En 2011, ce parti était donné pour mort car au moins 6 députés avaient suivi une nouvelle dissidence menée par Ehud Barak qui avait négocié pour lui-même le poste ministre de la défense de Netanyahu.
S'il se fait rafler la deuxième place par les centristes de Lapid, HaAvoda double son score avec 15 à 17 députés. Ce fut un long travail conduit par Shelly Yacimovitch, elle-même ancienne journaliste, qui a rajeuni le vieux parti de Ben Gourion, Golda Meïr et Yitzhak Rabbin.
L'incarnation se fait en la nouvelle députée Stav Shaffir, l'une des leaders du mouvement des indignés de 2011 (réécoutez ici son interview). Quelques voix s'élèvent pour dénoncer dans le Parti un score en demi teinte ce qui démontre qu'il n'est pas encore totalement stabilisé : les déclarations de Yacimovitch pendant la campagne sur la caractère centriste éternel du Parti Travailliste étaient non seulement une erreur, qui lui a coûté de nombreux suffrages, mais également historiquement faux et en contradication avec sa volonté de relayer le mouvement social de 2011. Mais le Parti travailliste a commencé à reprendre sa place de protecteur des classes populaires et moyennes et on le sait ouvert à la paix et aux négociations avec les Palestiniens.
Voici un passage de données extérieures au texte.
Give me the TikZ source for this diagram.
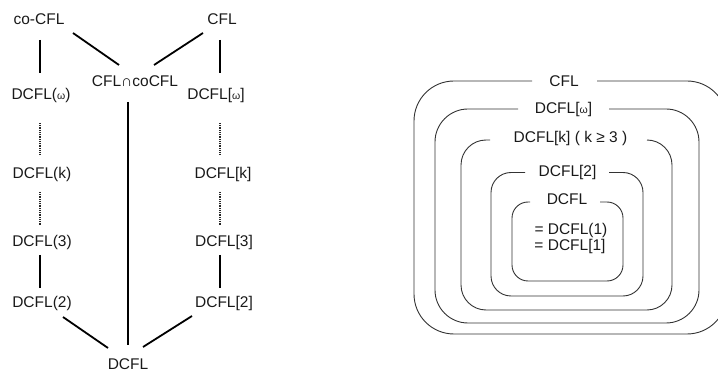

Enfin, la gauche socialiste représentée par le parti Meretz double également sa représentation en passant de 3 à 6 députés. Elle récolte la clarté de son discours de gauche et en faveur de la paix et de la négociation, alors que Yacimovitch entretenait un peu le flou.
Les partis arabes conservent leur étiage habituel de 11-12 sièges et sont habitués à travailler avec la gauche.
Netanyahu sera reconduit mais ne durera pas
Netanyahu tentera une large coalition en jouant alternativement entre le centre et les ultra-nationalistes. Mais désormais les vrais débats de la société israélienne sont sur la table : le développement économique et social, la nécessité d'établir la laïcité et l'obligation de retourner négocier avec les Palestiniens, dont l'Etat est désormais reconnu.
Les observateurs s'accordent à dire que le cabinet Netanyahu 3 ne tiendra que la moitié du mandat... Je ne lui donne pas plus d'un an et en face de lui le centre et nos camarades peuvent, s'ils ne font pas trop d'erreurs construire enfin une alternative qu'attend le proche orient.